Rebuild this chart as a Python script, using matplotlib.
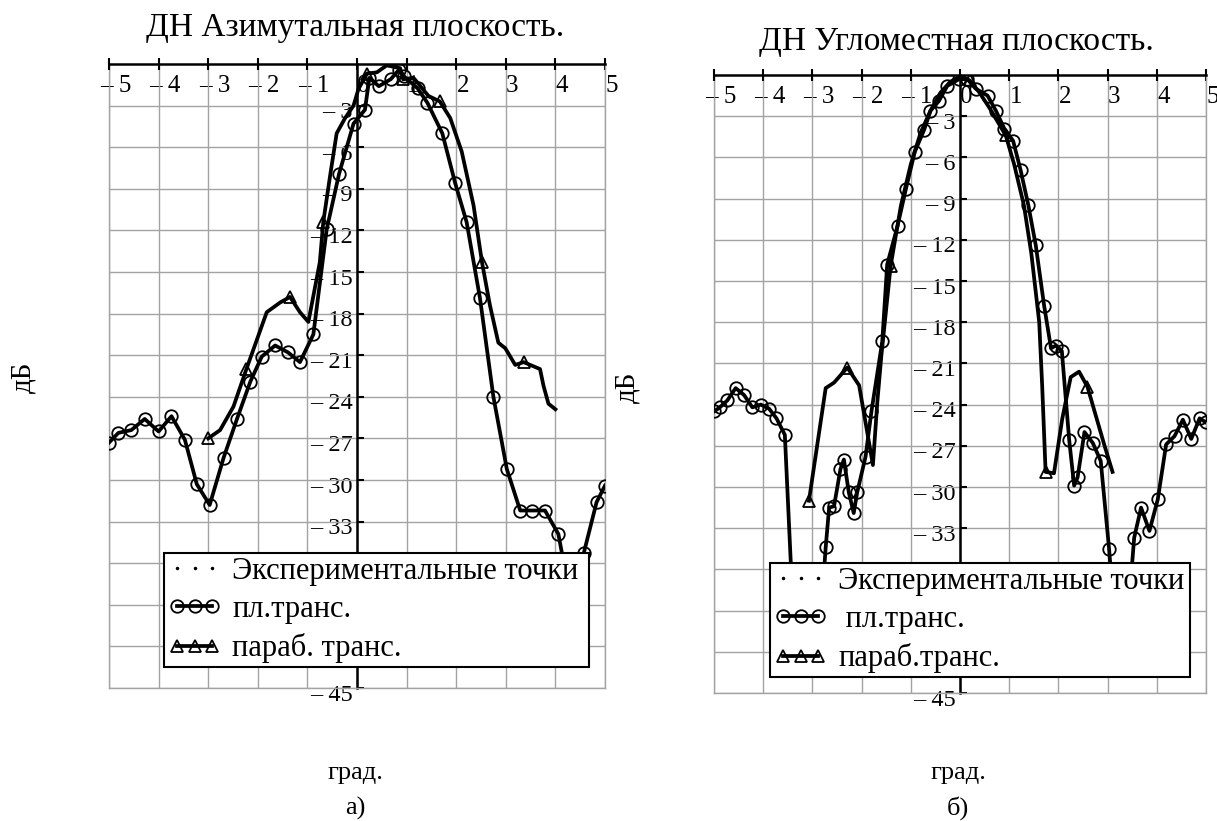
import matplotlib
matplotlib.use("Agg")
import matplotlib.pyplot as plt
from matplotlib.lines import Line2D
from matplotlib.transforms import offset_copy

plt.rcParams['font.family'] = ['Liberation Serif', 'DejaVu Serif']

X_TICKS = list(range(-5, 6))
Y_TICKS = list(range(-3, -46, -3))

TITLES = ["ДН Азимутальная плоскость.", "ДН Угломестная плоскость."]
PANEL_TAGS = ["а)", "б)"]
LEGEND_A = ["Экспериментальные точки", "пл.транс.", "параб. транс."]
LEGEND_B = ["Экспериментальные точки", " пл.транс.", "параб.транс."]

# a) azimuth plane: plane transition (circles)
AZ_PL_X = [-5.0, -4.81, -4.55, -4.28, -4.0, -3.74, -3.47, -3.23, -2.97, -2.69,
           -2.42, -2.15, -1.92, -1.65, -1.39, -1.15, -0.88, -0.61, -0.36, -0.07,
           0.16, 0.25, 0.44, 0.68, 0.85, 0.95, 1.22, 1.42, 1.72, 1.98,
           2.21, 2.48, 2.75, 3.02, 3.29, 3.52, 3.79, 4.06, 4.3, 4.57, 4.83, 5.0]
AZ_PL_Y = [-27.3, -26.6, -26.4, -25.6, -26.5, -25.4, -27.1, -30.3, -31.8, -28.4,
           -25.6, -22.9, -21.1, -20.3, -20.8, -21.5, -19.5, -11.9, -7.9, -4.3,
           -3.3, -1.0, -1.6, -1.1, -0.4, -0.9, -1.75, -2.8, -5.0, -8.6,
           -11.4, -16.9, -24.0, -29.2, -32.2, -32.2, -32.2, -33.9, -38.5, -35.3, -31.6, -30.4]

# a) azimuth plane: parabolic transition (triangles)
AZ_PAR_X = [-3.0, -2.76, -2.49, -2.23, -1.82, -1.55, -1.35, -1.15, -0.98, -0.75,
            -0.68, -0.54, -0.41, -0.24, -0.07, 0.03, 0.2, 0.4, 0.6, 0.87,
            0.93, 1.14, 1.44, 1.67, 1.88, 2.11, 2.35, 2.52, 2.68, 2.85,
            2.99, 3.19, 3.36, 3.69, 3.76, 3.86, 4.0]
AZ_PAR_Y = [-27.0, -26.4, -24.7, -22.0, -17.9, -17.2, -16.8, -17.9, -18.6, -14.3,
            -11.4, -8.0, -5.0, -3.9, -3.0, -1.8, -0.7, -0.6, -0.1, -0.3,
            -1.1, -1.0, -2.3, -2.7, -3.9, -6.3, -10.2, -14.3, -17.4, -20.1,
            -20.5, -21.7, -21.5, -22.0, -23.2, -24.5, -24.9]
AZ_PAR_MARK = [0, 3, 6, 10, 16, 20, 23, 27, 32]

# b) elevation plane: plane transition (circles)
EL_PL_X = [-5.0, -4.88, -4.73, -4.56, -4.39, -4.22, -4.05, -3.88, -3.73, -3.56,
           -3.42, -3.3, -2.85, -2.73, -2.66, -2.56, -2.43, -2.36, -2.26, -2.16,
           -2.09, -1.92, -1.8, -1.58, -1.48, -1.27, -1.1, -0.92, -0.73, -0.6,
           -0.43, -0.26, -0.02, 0.15, 0.32, 0.56, 0.73, 0.9, 1.08, 1.23,
           1.39, 1.54, 1.71, 1.85, 1.95, 2.07, 2.22, 2.32, 2.39, 2.53,
           2.7, 2.86, 3.03, 3.15, 3.4, 3.54, 3.68, 3.85, 4.02, 4.19,
           4.36, 4.53, 4.7, 4.87, 5.0]
EL_PL_Y = [-24.5, -24.2, -23.7, -22.8, -23.3, -24.2, -24.0, -24.3, -25.0, -26.2,
           -37.0, -41.0, -40.5, -34.4, -31.5, -31.4, -28.7, -28.0, -30.4, -31.9,
           -30.4, -27.8, -24.5, -19.4, -13.8, -11.0, -8.3, -5.6, -4.0, -2.6,
           -1.9, -0.8, -0.3, -0.3, -1.0, -1.5, -2.6, -3.9, -4.8, -6.9,
           -9.5, -12.4, -16.8, -19.9, -19.7, -20.1, -26.6, -29.9, -29.3, -26.0,
           -26.8, -28.1, -34.5, -40.0, -40.0, -33.7, -31.5, -33.2, -30.9, -26.9,
           -26.3, -25.1, -26.5, -25.0, -25.3]

# b) elevation plane: parabolic transition (triangles)
EL_PAR_X = [-3.07, -2.73, -2.56, -2.29, -2.05, -1.92, -1.77, -1.68, -1.6, -1.41,
            -1.2, -1.0, -0.8, -0.6, -0.4, -0.2, 0.0, 0.2, 0.4, 0.6,
            0.93, 1.1, 1.3, 1.45, 1.61, 1.67, 1.74, 1.91, 2.08, 2.25,
            2.42, 2.59, 2.76, 2.93, 3.1]
EL_PAR_Y = [-31.0, -22.8, -22.4, -21.3, -22.6, -25.3, -28.4, -23.8, -20.5, -13.9,
            -9.5, -6.5, -4.2, -2.6, -1.3, -0.5, -0.1, -0.4, -1.3, -2.4,
            -4.4, -6.5, -9.5, -13.0, -18.0, -22.6, -28.9, -29.0, -25.0, -22.0,
            -21.6, -22.7, -24.8, -26.9, -28.9]
EL_PAR_MARK = [0, 3, 9, 17, 20, 26, 31]

GRID = "#a3a3a3"
LW = 2.7
W, H = 1217, 821


def tick_text(v):
    return f"\u2013 {abs(v)}" if v < 0 else str(v)


def fx(px):
    return px / W


def fy(py):
    return 1 - py / H


def panel(fig, box, pl, par, par_mark, title, title_xy, tag, cx, ylab_xy,
          leg_labels, leg_px):
    x0, y0, x1, y1 = box
    ax = fig.add_axes([fx(x0), fy(y1), (x1 - x0) / W, (y1 - y0) / H])
    ax.set_xlim(-5, 5)
    ax.set_ylim(-45, 0)
    ax.set_xticks(X_TICKS)
    ax.set_yticks(Y_TICKS)
    ax.grid(color=GRID, linewidth=1.0, zorder=0)
    ax.xaxis.set_ticks_position("top")
    ax.tick_params(axis="x", direction="inout", length=8, width=1.5, color="black",
                   labeltop=False, labelbottom=False)
    ax.tick_params(axis="y", direction="in", length=5, width=1.5, color="black",
                   labelleft=False)
    ax.spines["left"].set_position(("data", 0))
    ax.spines["left"].set_linewidth(1.8)
    ax.spines["top"].set_linewidth(1.8)
    for s in ("right", "bottom"):
        ax.spines[s].set_color(GRID)
        ax.spines[s].set_linewidth(1.0)
    ax.axvline(-5, color=GRID, lw=1.0, clip_on=False, zorder=0)

    # Mathcad-style labels: centred a little right of each tick
    xt = offset_copy(ax.transData, fig=fig, x=6.5, y=-22, units="dots")
    for v in X_TICKS:
        ax.text(v, 0, tick_text(v), transform=xt, ha="center", va="center",
                fontsize=18, zorder=1)
    yt = offset_copy(ax.transData, fig=fig, x=-4, y=-7, units="dots")
    for v in Y_TICKS:
        ax.text(0, v, tick_text(v), transform=yt, ha="right", va="center",
                fontsize=17.5, zorder=1)

    ax.plot(pl[0], pl[1], color="black", lw=LW, marker="o", ms=9, mfc="none",
            mew=1.3, zorder=3)
    ax.plot(par[0], par[1], color="black", lw=LW, marker="^", ms=8.5, mfc="none",
            mew=1.3, markevery=par_mark, zorder=3)

    handles = [
        Line2D([], [], ls="none", marker=".", ms=3, color="black"),
        Line2D([], [], color="black", lw=LW, marker="o", ms=9, mfc="none", mew=1.3),
        Line2D([], [], color="black", lw=LW, marker="^", ms=8.5, mfc="none", mew=1.3),
    ]
    lx0, ly0, lx1, ly1 = leg_px
    leg = ax.legend(handles, leg_labels, loc="upper left",
                    bbox_to_anchor=(fx(lx0), fy(ly1), (lx1 - lx0) / W, (ly1 - ly0) / H),
                    bbox_transform=fig.transFigure, mode="expand", borderaxespad=0,
                    numpoints=3, fontsize=22, handlelength=1.75, handletextpad=0.36,
                    borderpad=0.13, labelspacing=0.3, fancybox=False,
                    framealpha=1, edgecolor="black")
    leg.get_frame().set_linewidth(1.5)
    leg.set_zorder(5)

    fig.text(fx(title_xy[0]), fy(title_xy[1]), title, ha="center",
             va="center", fontsize=24)
    fig.text(fx(ylab_xy[0]), fy(ylab_xy[1]), "дБ", rotation=90,
             ha="center", va="center", fontsize=21)
    fig.text(fx(cx), fy(773), "град.", ha="center", va="center", fontsize=19)
    fig.text(fx(cx), fy(808), tag, ha="center", va="center", fontsize=19)
    return ax


fig = plt.figure(figsize=(W / 100, H / 100), dpi=100, facecolor="white")

panel(fig, (109, 64, 605, 688),
      (AZ_PL_X, AZ_PL_Y), (AZ_PAR_X, AZ_PAR_Y), AZ_PAR_MARK,
      TITLES[0], (355, 28), PANEL_TAGS[0], 355, (23, 377), LEGEND_A,
      (164, 553, 589, 669))
panel(fig, (714, 75, 1206, 693),
      (EL_PL_X, EL_PL_Y), (EL_PAR_X, EL_PAR_Y), EL_PAR_MARK,
      TITLES[1], (956, 42), PANEL_TAGS[1], 958, (627, 387), LEGEND_B,
      (770, 563, 1190, 677))

fig.savefig("out.png", dpi=100, facecolor="white")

SHORT TASK: Repeat exactly and only the lines from the start of the data above through the line that holds "-35.3, -31.6, -30.4]", inclusive. Pictures do not belong in the copy.

SOLUTION TO THE PROBLEM:
Rebuild this chart as a Python script, using matplotlib.
import matplotlib
matplotlib.use("Agg")
import matplotlib.pyplot as plt
from matplotlib.lines import Line2D
from matplotlib.transforms import offset_copy

plt.rcParams['font.family'] = ['Liberation Serif', 'DejaVu Serif']

X_TICKS = list(range(-5, 6))
Y_TICKS = list(range(-3, -46, -3))

TITLES = ["ДН Азимутальная плоскость.", "ДН Угломестная плоскость."]
PANEL_TAGS = ["а)", "б)"]
LEGEND_A = ["Экспериментальные точки", "пл.транс.", "параб. транс."]
LEGEND_B = ["Экспериментальные точки", " пл.транс.", "параб.транс."]

# a) azimuth plane: plane transition (circles)
AZ_PL_X = [-5.0, -4.81, -4.55, -4.28, -4.0, -3.74, -3.47, -3.23, -2.97, -2.69,
           -2.42, -2.15, -1.92, -1.65, -1.39, -1.15, -0.88, -0.61, -0.36, -0.07,
           0.16, 0.25, 0.44, 0.68, 0.85, 0.95, 1.22, 1.42, 1.72, 1.98,
           2.21, 2.48, 2.75, 3.02, 3.29, 3.52, 3.79, 4.06, 4.3, 4.57, 4.83, 5.0]
AZ_PL_Y = [-27.3, -26.6, -26.4, -25.6, -26.5, -25.4, -27.1, -30.3, -31.8, -28.4,
           -25.6, -22.9, -21.1, -20.3, -20.8, -21.5, -19.5, -11.9, -7.9, -4.3,
           -3.3, -1.0, -1.6, -1.1, -0.4, -0.9, -1.75, -2.8, -5.0, -8.6,
           -11.4, -16.9, -24.0, -29.2, -32.2, -32.2, -32.2, -33.9, -38.5, -35.3, -31.6, -30.4]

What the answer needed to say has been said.